Question

a student stands on a scale in an elevator that is moving upward and accelerating at 2.2 m/s^2. if the student has a mass of 57 kg to the nearest N what is the scale reading?

Answer 1

with these type of problems I would draw a picture first then a free body diagram of the stufdent in an elevator

From the free body diagram you use \[\Sigma F = ma\] and solve for the force pushing up on the student

Answer 2

ok I did that and I add the forces and I got 684.5 N... Do that right?

Answer 3

Yes that should be the answer assuming A = +2.2 m/s^2 upward

Answer 4

Can you help me to this problem:
A skier traveling at 29.6 m/s encounters a 20.5 slope. If you could ignore friction, to the nearest meter, how fair up the hill does go?

Answer 5

Do you mean a 20.5 degree slope? like this picture:

Answer 6

yes

Answer 7

and the initial velocity is 29.6... and they what me to find the distance... however I don't how to find the acceleration

Answer 8

Again I would draw a picture and place the motion variables (x,v,t, and a) into it


Do you have the mass of the skier? or the time?

Answer 9

no

Answer 10

Ok you can solve this system does the above picture make sense? we can set the final position Xf = D the distance traveled

You will have to use these three equations:

\[V_f^2 = V_i^2 + 2(-a)D\]
\[D = V_it_f + \frac{1}{2} (-a)t_f^2\]
\[V_f = V_i + (-a)t_f\]

you need to solve this system for D. The three unknowns are D,a,tf

Answer 11

The middle equation has D by iteself (which you are solving for)

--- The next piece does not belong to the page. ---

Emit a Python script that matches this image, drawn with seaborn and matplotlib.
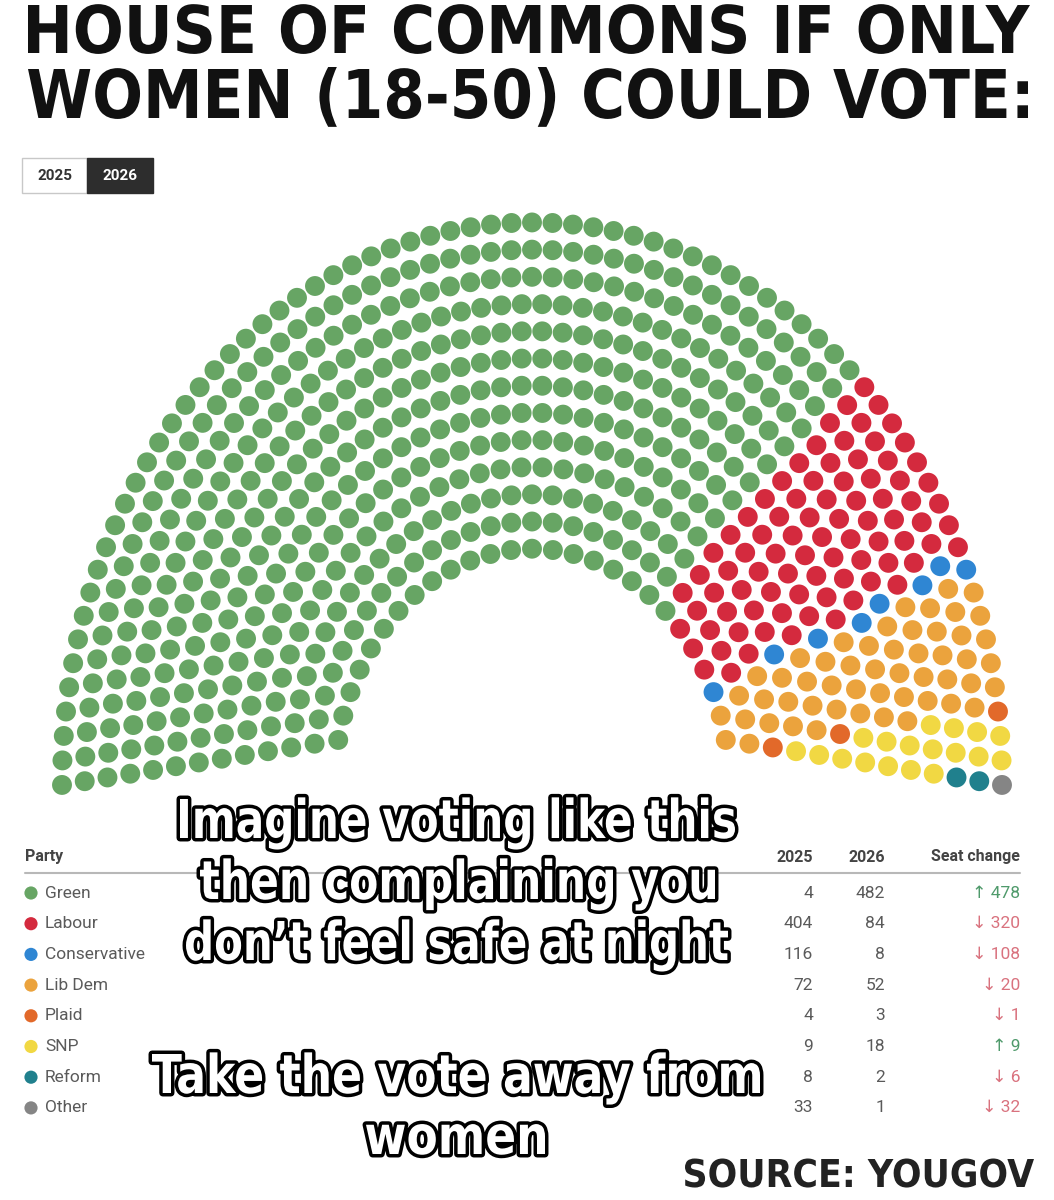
import numpy as np
import pandas as pd
import matplotlib
matplotlib.use("Agg")
import matplotlib.pyplot as plt
from matplotlib.patches import Rectangle, PathPatch
from matplotlib.textpath import TextPath
from matplotlib.font_manager import FontProperties
from matplotlib.transforms import Affine2D
import seaborn as sns

# data
parties = ["Green", "Labour", "Conservative", "Lib Dem", "Plaid", "SNP", "Reform", "Other"]
seats_2025 = [4, 404, 116, 72, 4, 9, 8, 33]
seats_2026 = [482, 84, 8, 52, 3, 18, 2, 1]
colours = ["#67a564", "#d42a3e", "#2f86d3", "#eba33d", "#e2692a", "#f1d843", "#20808d", "#858585"]
palette = dict(zip(parties, colours))

title_lines = ["HOUSE OF COMMONS IF ONLY", "WOMEN (18-50) COULD VOTE:"]
caption_top = ["Imagine voting like this", "then complaining you", "don\u2019t feel safe at night"]
caption_bottom = ["Take the vote away from", "women"]

sns.set_theme(style="white")
plt.rcParams["font.family"] = ["Roboto", "DejaVu Sans"]

# hemicycle geometry (13 rows, seats sorted by angle)
total = sum(seats_2026)
n_rows = 13
r_in = 0.42
radii = np.linspace(r_in, 1.0, n_rows)
lift = 0.08 * (1 - radii) / (1 - r_in)
alpha = np.arcsin(lift / radii)
arc = radii * (np.pi - 2 * alpha)
share = arc / arc.sum() * total
per_row = np.floor(share).astype(int)
rest = total - per_row.sum()
per_row[np.argsort(-(share - per_row))[:rest]] += 1

rows = []
for i in range(n_rows):
    th = np.linspace(np.pi - alpha[i], alpha[i], per_row[i])
    for t in th:
        rows.append((radii[i] * np.cos(t), radii[i] * np.sin(t), t, radii[i]))
seats = pd.DataFrame(rows, columns=["x", "y", "theta", "r"])
seats = seats.sort_values(["theta", "r"], ascending=[False, True]).reset_index(drop=True)
seats["party"] = np.repeat(parties, seats_2026)

fig = plt.figure(figsize=(10.54, 12), dpi=100)
fig.patch.set_facecolor("white")

ax = fig.add_axes([15 / 1054, 0.299, 1034 / 1054, 0.5625])
sns.scatterplot(data=seats, x="x", y="y", hue="party", palette=palette,
                s=205, linewidth=0, legend=False, ax=ax)
ax.set_xlim(-1.1, 1.1)
ax.set_ylim(-0.1, 1.1)
ax.axis("off")

# overlay in pixel coordinates for the texts and table
ov = fig.add_axes([0, 0, 1, 1])
ov.set_xlim(0, 1054)
ov.set_ylim(1200, 0)
ov.axis("off")


def fitted_text(s, x0, x1, baseline, cap, weight="bold", color="black", outline=None, zorder=5):
    """draw text as a path squeezed into [x0, x1] with a given cap height (pixels)"""
    prop = FontProperties(family="DejaVu Sans", weight=weight)
    tp = TextPath((0, 0), s, size=1, prop=prop)
    bb = tp.get_extents()
    cap_unit = TextPath((0, 0), "H", size=1, prop=prop).get_extents().height
    sy = cap / cap_unit
    sx = (x1 - x0) / bb.width
    tr = Affine2D().translate(-bb.x0, 0).scale(sx, -sy).translate(x0, baseline)
    path = tr.transform_path(tp)
    if outline:
        ov.add_patch(PathPatch(path, facecolor="black", edgecolor="black", lw=outline,
                               joinstyle="round", zorder=zorder))
    ov.add_patch(PathPatch(path, facecolor=color, edgecolor="none", lw=0, zorder=zorder + 1))


fitted_text(title_lines[0], 28, 1030, 53, 48, color="#111111")
fitted_text(title_lines[1], 28, 1028, 118, 49, color="#111111")

# year toggle
ov.add_patch(Rectangle((22, 158), 65, 35, facecolor="white", edgecolor="#c8c8c8", lw=1))
ov.add_patch(Rectangle((87, 158), 66, 35, facecolor="#2d2d2d", edgecolor="#2d2d2d", lw=1))
ov.text(54.5, 176, "2025", ha="center", va="center", fontsize=11, fontweight="bold", color="#333333")
ov.text(120, 176, "2026", ha="center", va="center", fontsize=11, fontweight="bold", color="white")

# table
hdr = dict(fontsize=11.5, fontweight="bold", color="#444444", va="center")
ov.text(25, 857, "Party", ha="left", **hdr)
ov.text(813, 857, "2025", ha="right", **hdr)
ov.text(885, 857, "2026", ha="right", **hdr)
ov.text(1020, 857, "Seat change", ha="right", **hdr)
ov.plot([25, 1020], [873, 873], color="#b8b8b8", lw=1.5)

table = pd.DataFrame({"party": parties, "y25": seats_2025, "y26": seats_2026})
table["ypix"] = 893 + table.index * 30.7
table["xdot"] = 31
sns.scatterplot(data=table, x="xdot", y="ypix", hue="party", palette=palette,
                s=90, linewidth=0, legend=False, ax=ov)
for _, row in table.iterrows():
    y = row["ypix"]
    ov.text(45, y, row["party"], fontsize=12.5, color="#5a5a5a", va="center")
    ov.text(813, y, str(row["y25"]), fontsize=12.5, color="#5a5a5a", va="center", ha="right")
    ov.text(885, y, str(row["y26"]), fontsize=12.5, color="#5a5a5a", va="center", ha="right")
    diff = row["y26"] - row["y25"]
    arrow = "\u2191" if diff > 0 else "\u2193"
    col = "#4f9a6b" if diff > 0 else "#d9727e"
    ov.text(1020, y, f"{arrow} {abs(diff)}", fontsize=12.5, color=col, va="center", ha="right")

# meme captions, white with black outline
top_spans = [(180, 735), (200, 715), (186, 728)]
for k, line in enumerate(caption_top):
    fitted_text(line, *top_spans[k], 838 + k * 61, 39, weight="bold", color="white",
                outline=5, zorder=10)
bottom_spans = [(152, 760), (366, 545)]
for k, line in enumerate(caption_bottom):
    fitted_text(line, *bottom_spans[k], 1093 + k * 61, 39, weight="bold", color="white",
                outline=5, zorder=10)

fitted_text("SOURCE: YOUGOV", 685, 1034, 1187, 28, color="#222222")

fig.savefig("out.png", dpi=100, facecolor="white")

Find tf in terms of -a with the third equation

Find -a in terms of D with the top equation

Answer 12

yes and there is where I got stuck...because I don't how to find the other unknown... :(

Answer 13

You dont need to find the time or acceleration to solve...ok can you find tf by itself from the third equation first?

Answer 14

and the acceleration, because if I put in the second equation I will have unknown d and -a...

Answer 15

Yes then you use the first equation to find (-a) in terms of d and solve for d then

Answer 16

ok... I did and I got 22.2m do that right?

Answer 17

when I did solve for d I got this equation:
1/2d=vi +1/2(vf-vi)

Answer 18

I am solving this system and I have D dropping out I dont think this path will work because the top equation is not unique it is a combination of the others.... sorry I dont see a path if you dont have the mass of the skier

Answer 19

ok.. thanks... nut what about this problem:
a 23 kg child sits on a 5 kg sled and slides down a 104m, 29 slope, to nearest m/s what is his speed at the bottom?

Answer 20

Ok this one is solvable draw a picture:

Answer 21

yes...

Answer 22

You are solving for Vf

(1) you need to draw a free body diagram for the child in the starting and find the component of gravity down the ramp (this force will be the cause of the acceleration)

(2) Use \[\Sigma F = ma\]
to find a

(3) use \[V_f^2 = V_i^2 + 2aD\] to find the final velocity

Answer 23

This is assuming a frictionless ramp?

Answer 24

I guess ... it doesn't say....do you add the masses? (23kg+5kg)?

Answer 25

Yes

Answer 26

how do you find the other forces because in my body diagram I have for forces gravitational force and Normal force \[\Sigma F\]

Answer 27

Like this diagram:

Answer 28

yes

Answer 29

this ok?